Bize, Kültür Başkenti olmak yakışır!
Güneydoğusunda; serin ve gür sularının üzerinde rafting heyecanı yaşanılan Tomarza’sı. UNESCO tescilli eşsiz güzelliğiyle insanlığı selamlayan Koramaz Vadisi. Kanuni Sultan Süleyman, 2. Selim ve 3. Murad dönemlerinde mimarbaşı olarak görev yapmış; külliyeler, camiler, çeşmeler, dârülkurrâlar, dârüşşifalar, hamamlar, imâretler, kadırgalar, kervansaraylar, köprüler, medreseler, şadırvanlar, saraylar, su yolları ve türbelerden oluşan eşsiz eserleriyle tarihe adını altın harflerle yazdırmış, dünya mimarlarının şapka çıkardığı Mimar Sinan’ın doğduğu Ağırnas’taki müze evi. Tarihi; Milattan Önce 1500’lere uzanan, “hepi topu” 350 metre uzunluğuna sahip L şeklinde, bugünkü adıyla Osmanlı Sokağı’na bir kilise, iki camii, bir de Amerikan Kız Koleji sığdırmış, kültür ve medeniyetin harmanlandığı Talas’ı…
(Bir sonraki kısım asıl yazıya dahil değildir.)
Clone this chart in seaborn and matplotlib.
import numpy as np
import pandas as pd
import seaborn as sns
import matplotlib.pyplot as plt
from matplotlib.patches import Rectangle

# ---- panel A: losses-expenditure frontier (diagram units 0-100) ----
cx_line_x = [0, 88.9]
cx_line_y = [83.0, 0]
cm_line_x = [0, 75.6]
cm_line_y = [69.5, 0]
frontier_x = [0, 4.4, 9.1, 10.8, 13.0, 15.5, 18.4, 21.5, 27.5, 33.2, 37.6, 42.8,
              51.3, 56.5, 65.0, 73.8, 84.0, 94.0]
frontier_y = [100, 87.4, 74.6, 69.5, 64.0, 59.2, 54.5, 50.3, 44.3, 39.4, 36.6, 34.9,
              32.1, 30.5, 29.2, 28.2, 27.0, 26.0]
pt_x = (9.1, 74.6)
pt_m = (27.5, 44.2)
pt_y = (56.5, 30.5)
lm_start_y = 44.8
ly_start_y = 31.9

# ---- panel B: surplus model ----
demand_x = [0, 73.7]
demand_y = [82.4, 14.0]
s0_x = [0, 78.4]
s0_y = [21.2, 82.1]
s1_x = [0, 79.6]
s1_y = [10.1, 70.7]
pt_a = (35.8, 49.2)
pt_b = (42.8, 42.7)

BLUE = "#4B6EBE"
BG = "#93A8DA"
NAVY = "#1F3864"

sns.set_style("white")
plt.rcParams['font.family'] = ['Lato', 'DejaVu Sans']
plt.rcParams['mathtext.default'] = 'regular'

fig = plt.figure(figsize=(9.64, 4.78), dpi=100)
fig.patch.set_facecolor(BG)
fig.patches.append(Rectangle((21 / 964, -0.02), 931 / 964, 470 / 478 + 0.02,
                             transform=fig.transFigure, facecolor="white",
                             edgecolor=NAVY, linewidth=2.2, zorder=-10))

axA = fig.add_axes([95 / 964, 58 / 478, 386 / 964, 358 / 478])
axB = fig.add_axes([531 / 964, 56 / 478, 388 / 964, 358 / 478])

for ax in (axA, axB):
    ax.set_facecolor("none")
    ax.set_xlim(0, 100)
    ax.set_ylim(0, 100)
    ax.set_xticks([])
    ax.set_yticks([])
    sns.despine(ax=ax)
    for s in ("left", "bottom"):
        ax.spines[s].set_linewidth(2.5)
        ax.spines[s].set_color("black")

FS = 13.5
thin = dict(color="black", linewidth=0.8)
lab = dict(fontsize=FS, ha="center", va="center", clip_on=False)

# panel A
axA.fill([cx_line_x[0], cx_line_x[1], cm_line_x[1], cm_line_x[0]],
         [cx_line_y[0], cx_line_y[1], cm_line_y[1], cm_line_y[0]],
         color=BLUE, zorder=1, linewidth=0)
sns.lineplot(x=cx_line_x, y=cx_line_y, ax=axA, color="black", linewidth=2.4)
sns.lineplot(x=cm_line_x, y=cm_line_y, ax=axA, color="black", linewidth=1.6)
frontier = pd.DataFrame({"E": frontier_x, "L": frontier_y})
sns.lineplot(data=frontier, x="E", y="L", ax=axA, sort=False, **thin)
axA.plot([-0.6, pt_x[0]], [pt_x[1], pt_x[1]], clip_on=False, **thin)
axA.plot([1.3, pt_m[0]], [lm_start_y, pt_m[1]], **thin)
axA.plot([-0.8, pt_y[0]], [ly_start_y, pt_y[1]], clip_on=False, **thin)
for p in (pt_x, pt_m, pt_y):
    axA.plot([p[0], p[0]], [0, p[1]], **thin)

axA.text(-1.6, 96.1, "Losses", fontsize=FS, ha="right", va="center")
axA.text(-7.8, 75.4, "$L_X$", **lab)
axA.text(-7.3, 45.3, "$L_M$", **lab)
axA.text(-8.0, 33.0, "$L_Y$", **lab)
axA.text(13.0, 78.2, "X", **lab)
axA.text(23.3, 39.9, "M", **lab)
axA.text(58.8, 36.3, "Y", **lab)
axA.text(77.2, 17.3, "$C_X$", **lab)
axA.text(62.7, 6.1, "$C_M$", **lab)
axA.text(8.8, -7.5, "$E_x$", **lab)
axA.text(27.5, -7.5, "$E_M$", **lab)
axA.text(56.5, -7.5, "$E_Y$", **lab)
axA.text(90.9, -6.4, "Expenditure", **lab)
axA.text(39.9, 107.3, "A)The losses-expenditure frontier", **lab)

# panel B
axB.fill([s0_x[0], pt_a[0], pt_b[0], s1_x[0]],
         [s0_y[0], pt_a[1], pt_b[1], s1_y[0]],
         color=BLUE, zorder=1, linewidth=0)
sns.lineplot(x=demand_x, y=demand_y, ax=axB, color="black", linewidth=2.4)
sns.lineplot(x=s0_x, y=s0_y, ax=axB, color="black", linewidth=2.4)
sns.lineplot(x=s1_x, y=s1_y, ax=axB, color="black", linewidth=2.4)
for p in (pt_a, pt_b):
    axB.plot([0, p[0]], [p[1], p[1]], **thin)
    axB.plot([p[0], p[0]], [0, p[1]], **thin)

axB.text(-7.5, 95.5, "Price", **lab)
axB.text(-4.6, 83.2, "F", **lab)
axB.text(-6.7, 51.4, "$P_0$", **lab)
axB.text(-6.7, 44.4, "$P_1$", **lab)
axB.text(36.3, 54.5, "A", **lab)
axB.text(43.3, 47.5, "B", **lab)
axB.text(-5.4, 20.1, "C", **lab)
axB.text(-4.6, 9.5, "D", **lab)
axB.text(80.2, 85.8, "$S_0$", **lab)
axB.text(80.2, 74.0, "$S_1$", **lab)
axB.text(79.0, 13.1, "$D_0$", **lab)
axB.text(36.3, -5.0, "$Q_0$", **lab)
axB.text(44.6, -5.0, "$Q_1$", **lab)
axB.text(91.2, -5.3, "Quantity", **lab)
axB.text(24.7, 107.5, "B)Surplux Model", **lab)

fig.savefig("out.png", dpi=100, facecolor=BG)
Doğusunda; insanı sema ile buluşturan seyir teraslı Bünyan’ı. 7,7 milyonluk fosil kalıntıları ile insanlık tarihinin yeniden keşfe çıkıldığı, en az 5 bin yıl daha sürecek kazılar neticesinde daha kim bilir ne tarihî bilgilerin gün yüzüne çıkacağı Kaniş-Kültepe’si.
Kuzeyinde; olmayan denizine inat tüm maviliğe ile bölgeyi kuşatan, şehre can suyu veren Yamula Baraji. Az batısında; doğa ve tarihle iç içe, büyüleyici güzelliğini koruyarak ülke ve şehir turizmine kazandırılacağı günü sayan kentimizin saklı cenneti Bayramhacı’sı…
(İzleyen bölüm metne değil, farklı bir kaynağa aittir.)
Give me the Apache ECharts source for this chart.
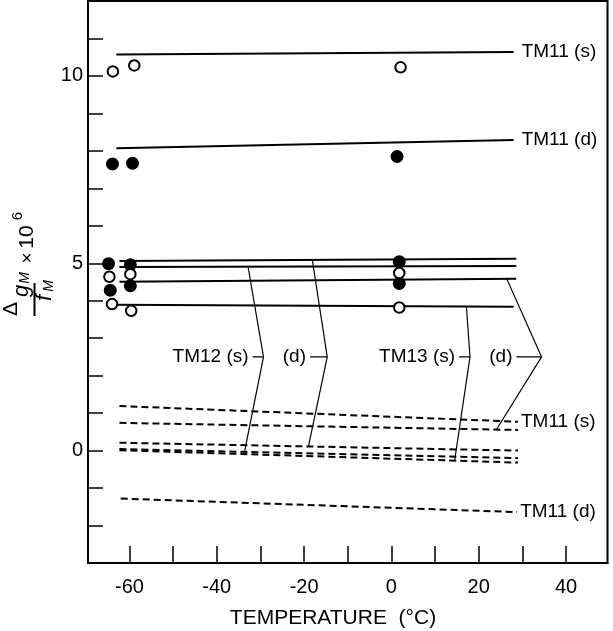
<!DOCTYPE html>
<html>
<head>
<meta charset="utf-8">
<script src="https://cdn.jsdelivr.net/npm/echarts@6/dist/echarts.min.js"></script>
<style>
  html, body { margin: 0; padding: 0; background: #fff; }
  #chart { width: 613px; height: 631px; }
</style>
</head>
<body>
<div id="chart"></div>
<script>
// axis ticks and labels
var xTicks = [-60, -50, -40, -30, -20, -10, 0, 10, 20, 30, 40];
var xLabels = [-60, -40, -20, 0, 20, 40];
var yTicks = [-2, -1, 0, 1, 2, 3, 4, 5, 6, 7, 8, 9, 10, 11];
var yLabels = [0, 5, 10];

// measured points [temperature, value]
var openPoints = [
    [-63.8, 10.12], [-58.9, 10.28], [2.1, 10.23],
    [-64.6, 4.64], [-59.8, 4.71], [1.8, 4.74],
    [-64.0, 3.91], [-59.6, 3.73], [1.8, 3.82]
];
var filledPoints = [
    [-63.9, 7.65], [-59.3, 7.67], [1.3, 7.85],
    [-64.8, 4.99], [-59.8, 4.96], [1.8, 5.04],
    [-64.4, 4.28], [-59.8, 4.40], [1.8, 4.46]
];

// theory, solid
var solidTM11s = [[-63, 10.57], [28, 10.64]];
var solidTM11d = [[-63, 8.07], [28, 8.29]];
var solidA = [[-62.3, 5.06], [28.6, 5.12]];
var solidB = [[-62.3, 4.90], [28.6, 4.93]];
var solidC = [[-62.3, 4.51], [28.6, 4.59]];
var solidD = [[-63.5, 3.89], [28, 3.84]];

// theory, dashed
var dashTM11s = [[-62.3, 1.19], [29, 0.77]];
var dash2 = [[-62.3, 0.74], [29, 0.55]];
var dash3 = [[-62.3, 0.21], [29, 0.0]];
var dash4 = [[-62.3, 0.04], [29, -0.20]];
var dash5 = [[-62.3, 0.01], [29, -0.32]];
var dashTM11d = [[-62, -1.28], [28.8, -1.64]];

// leader lines: upper end, vertex, lower end, vertex, tick start
var leadTM12s = [[-32.8, 4.88], [-29.3, 2.5], [-33.7, -0.07], [-29.3, 2.5], [-31.8, 2.5]];
var leadTM12d = [[-18.1, 5.08], [-14.7, 2.5], [-19.0, 0.11], [-14.7, 2.5], [-18.65, 2.5]];
var leadTM13s = [[17.2, 3.82], [18.0, 2.5], [14.5, -0.25], [18.0, 2.5], [15.5, 2.5]];
var leadTM13d = [[26.4, 4.59], [34.4, 2.5], [24.1, 0.57], [34.4, 2.5], [28.65, 2.5]];
var leadNames = ['TM12 (s)', '(d)', 'TM13 (s)', '(d)'];

var FONT = 'Liberation Sans, Arial, Helvetica, sans-serif';

var chart = echarts.init(document.getElementById('chart'));

function solid(data, label, dist) {
    var s = {
        type: 'line', data: data, symbol: 'none', z: 2,
        lineStyle: { color: '#000', width: 2 }
    };
    if (label) {
        s.endLabel = { show: true, formatter: label, distance: dist, color: '#000', fontSize: 19, fontFamily: FONT };
    }
    return s;
}
function dashed(data, label, dist) {
    var s = solid(data, label, dist);
    s.lineStyle.type = [7, 4];
    return s;
}
function leader(data) {
    return {
        type: 'line', data: data, symbol: 'none', z: 2,
        lineStyle: { color: '#000', width: 1.2 }
    };
}

var leads = [leadTM12s, leadTM12d, leadTM13s, leadTM13d];
var anchors = leads.map(function (l, i) {
    return { name: leadNames[i], value: l[4] };
});

// y title pieces, rotated to read bottom-to-top
function rot(text, x, y, size, italic) {
    return {
        type: 'text', x: x, y: y, rotation: Math.PI / 2,
        style: {
            text: text, fill: '#000', fontSize: size, fontFamily: FONT,
            fontStyle: italic ? 'italic' : 'normal',
            textAlign: 'center', textVerticalAlign: 'middle'
        }
    };
}

var option = {
    animation: false,
    backgroundColor: '#fff',
    grid: {
        left: 88, right: 5.5, top: 1, bottom: 68,
        show: true, borderColor: '#000', borderWidth: 2
    },
    xAxis: {
        type: 'value', min: -69.5, max: 49.5,
        axisLine: { show: true, onZero: false, lineStyle: { color: '#000', width: 2 } },
        axisTick: { show: true, inside: true, length: 17, customValues: xTicks, lineStyle: { color: '#000', width: 1.5 } },
        axisLabel: { customValues: xLabels, margin: 14, color: '#000', fontSize: 20, fontFamily: FONT },
        splitLine: { show: false }
    },
    yAxis: {
        type: 'value', min: -3, max: 12,
        axisLine: { show: true, onZero: false, lineStyle: { color: '#000', width: 2 } },
        axisTick: { show: true, inside: true, length: 15, customValues: yTicks, lineStyle: { color: '#000', width: 1.5 } },
        axisLabel: { customValues: yLabels, margin: 5, color: '#000', fontSize: 20, fontFamily: FONT },
        splitLine: { show: false }
    },
    graphic: [
        { type: 'text', x: 333, y: 618, style: { text: 'TEMPERATURE  (°C)', fill: '#000', fontSize: 21, fontFamily: FONT, textAlign: 'center', textVerticalAlign: 'middle' } },
        rot('Δ', 11, 309, 21, false),
        rot('g', 22, 291, 22, true),
        rot('M', 25, 278, 14, true),
        { type: 'line', shape: { x1: 34.5, y1: 283, x2: 34.5, y2: 316 }, style: { stroke: '#000', lineWidth: 2 } },
        rot('f', 45, 298, 22, true),
        rot('M', 49, 286, 14, true),
        rot('×', 28, 258, 19, false),
        rot('10', 27, 237, 21, false),
        rot('6', 18, 216, 15, false)
    ],
    series: [
        solid(solidTM11s, 'TM11 (s)', 8),
        solid(solidTM11d, 'TM11 (d)', 8),
        solid(solidA), solid(solidB), solid(solidC), solid(solidD),
        dashed(dashTM11s, 'TM11 (s)', 3),
        dashed(dash2), dashed(dash3), dashed(dash4), dashed(dash5),
        dashed(dashTM11d, 'TM11 (d)', 3),
        leader(leadTM12s), leader(leadTM12d), leader(leadTM13s), leader(leadTM13d),
        {
            type: 'scatter', data: anchors, symbolSize: 0, z: 3,
            itemStyle: { opacity: 1 },
            label: { show: true, position: 'left', distance: 4, formatter: '{b}', color: '#000', fontSize: 19, fontFamily: FONT }
        },
        {
            type: 'scatter', data: filledPoints, symbol: 'circle', symbolSize: 13, z: 4,
            itemStyle: { color: '#000', opacity: 1 }
        },
        {
            type: 'scatter', data: openPoints, symbol: 'circle', symbolSize: 10.5, z: 5,
            itemStyle: { color: '#fff', borderColor: '#000', borderWidth: 2, opacity: 1 }
        }
    ]
};

chart.setOption(option);
</script>
</body>
</html>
Batısında; 18. Yüzyıldan kalma Agios Eftesios Kilisesi ve Türkiye’nin en uzun üçüncü parkuruna sahip Zipline Adrenalin Merkezi’ni barındıran İncesu’yu…
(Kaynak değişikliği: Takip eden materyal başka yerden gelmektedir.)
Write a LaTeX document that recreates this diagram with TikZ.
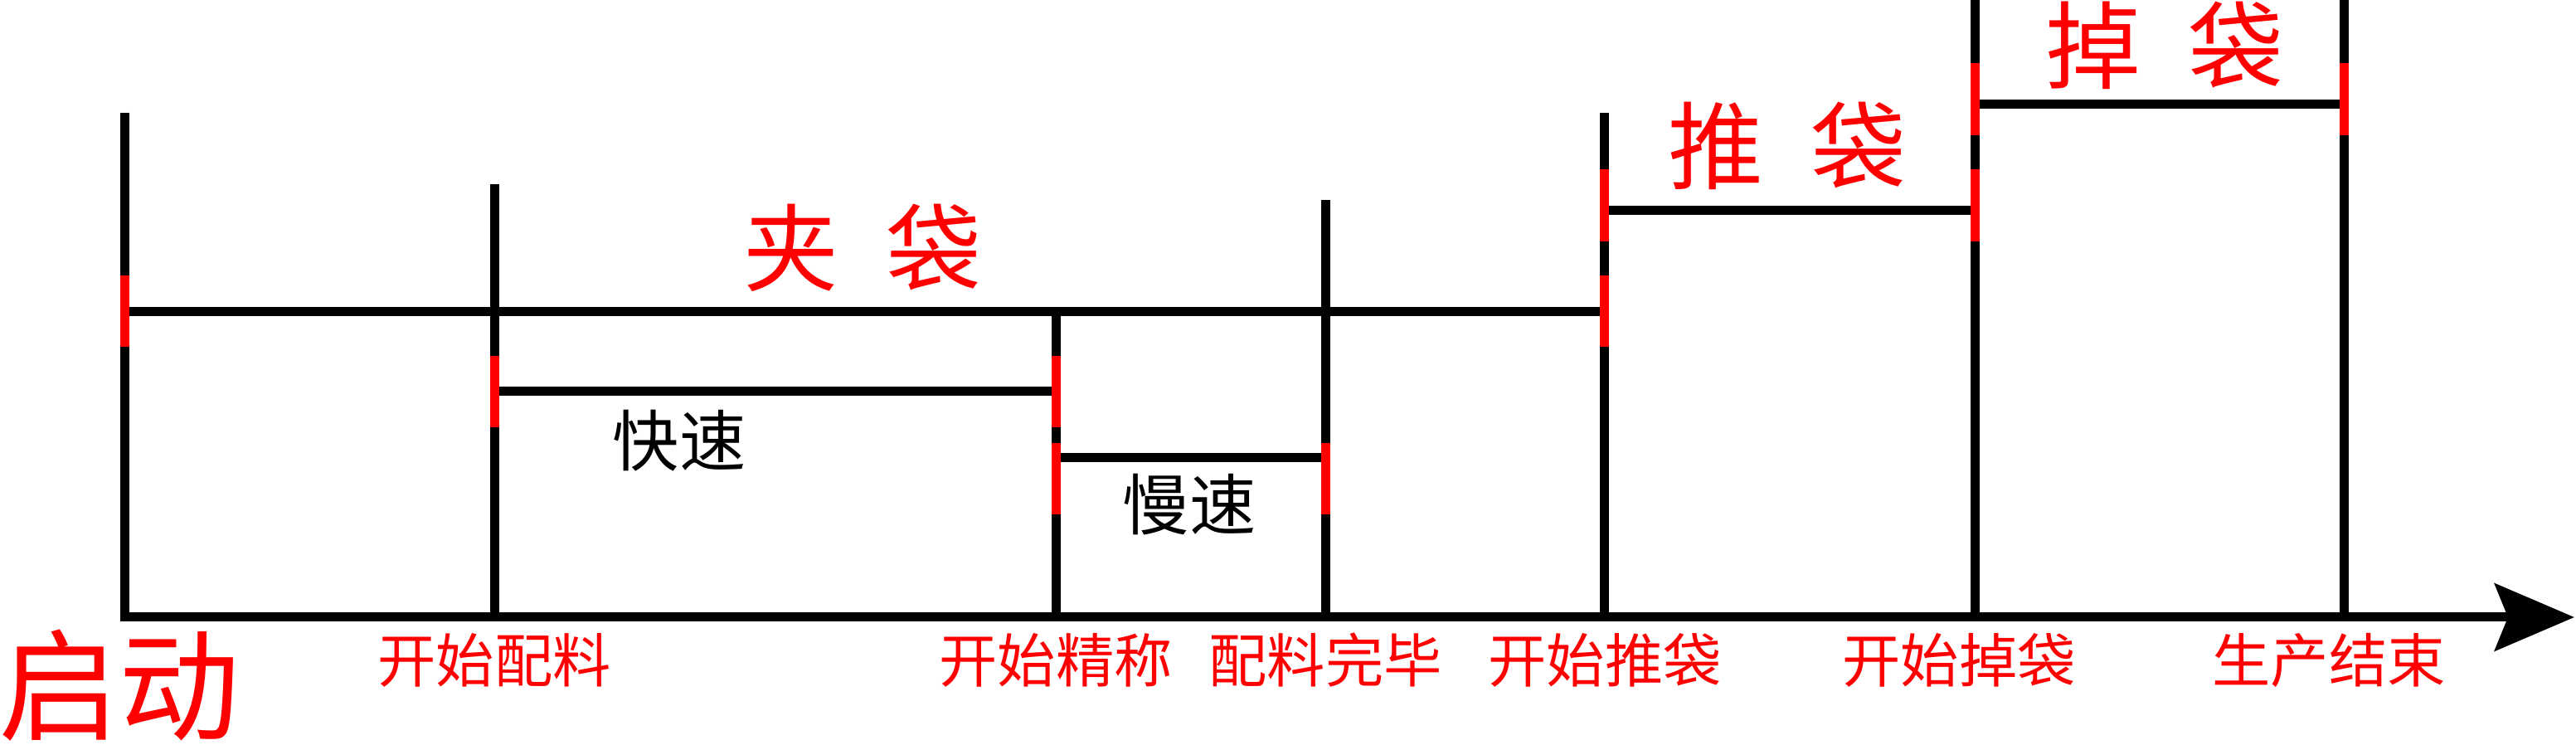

Güneybatısında; gökyüzünü renklendiren balonlar ile insanlığı selamlayan, içerisinde Aziz Barbara, Karabaş, Kubbeli ve Yılanlı isimlerini taşıyan Roma devrinden kalan kiliselerle Hristiyan inancını taşıyan insanları 4. Yüzyılda ev sahipliği yapmış Soğanlı Vadisi…
Güneyde; dağların arasından süzülerek coşkuyla akan, dünyanın en yüksek ikinci şelalesi olma özelliğini taşıyan Kapuzbaşı Şelaleleri. Develi Ovası’nın ortasında Develi-Yeşilhisar-Yahyalı üçgeninde; 250’den fazla kuş türüne ev sahipliği yapan, flamingo denilince ilk akla gelen Sultan Sazlığı Kuş Cenneti. Ve tabii ki; tüm heybetiyle; 3 bin 917 metre zirvesiyle şehri selamlayan, Master Planı neticesinde kayak merkezi unvanı alan, Yüksek İrtifa Kamp Merkezi ile sporun ve sporcuların adresi haline gelmiş amiral gemimiz Erciyes’i…
Merkezde; tarihî Kayseri Mahallesi, Suriçi Camikebir bölgesi, Gevher Nesibe ve Hoca Hasan Medresesi, Hunat Hatun Külliyesi, Seyyid Burhaneddin Türbesi ile Anadolu’nun kalbinde 6 bin yıldır atan; tarih, kültür ve medeniyetin başkentlerinden Kayseri’miz, ilan ettiği 2027 Türk Dünyası Kültür Başkenti adaylığını, başkent seçilerek taçlandırmak istiyor.
Uluslararası Türk Kültür Teşkilatı’nın (TÜRKSOY) 2012 yılında hayata geçirdiği Türk Dünyası Kültür Başkenti programı kapsamında ülkemizden şimdiye kadar başkent seçilen Eskişehir, Kastamonu ve Bursa’nın ardından Kayseri’mizin de Türkiye’nin 4. Kültür Başkenti olarak tarihe geçmesi bir hayal değil.
Kültür Başkenti seçilmesi halinde kültür ve sanat alanında uluslararası etkinliklere de ev sahipliği yapacak Kayseri; kültürel miraslarını tanıtmak noktasında da önemli bir fırsat yakalayacaktır kuşkusuz.
Umarız, Kayseri lobisi bu tarihî fırsatı ıskalamaz!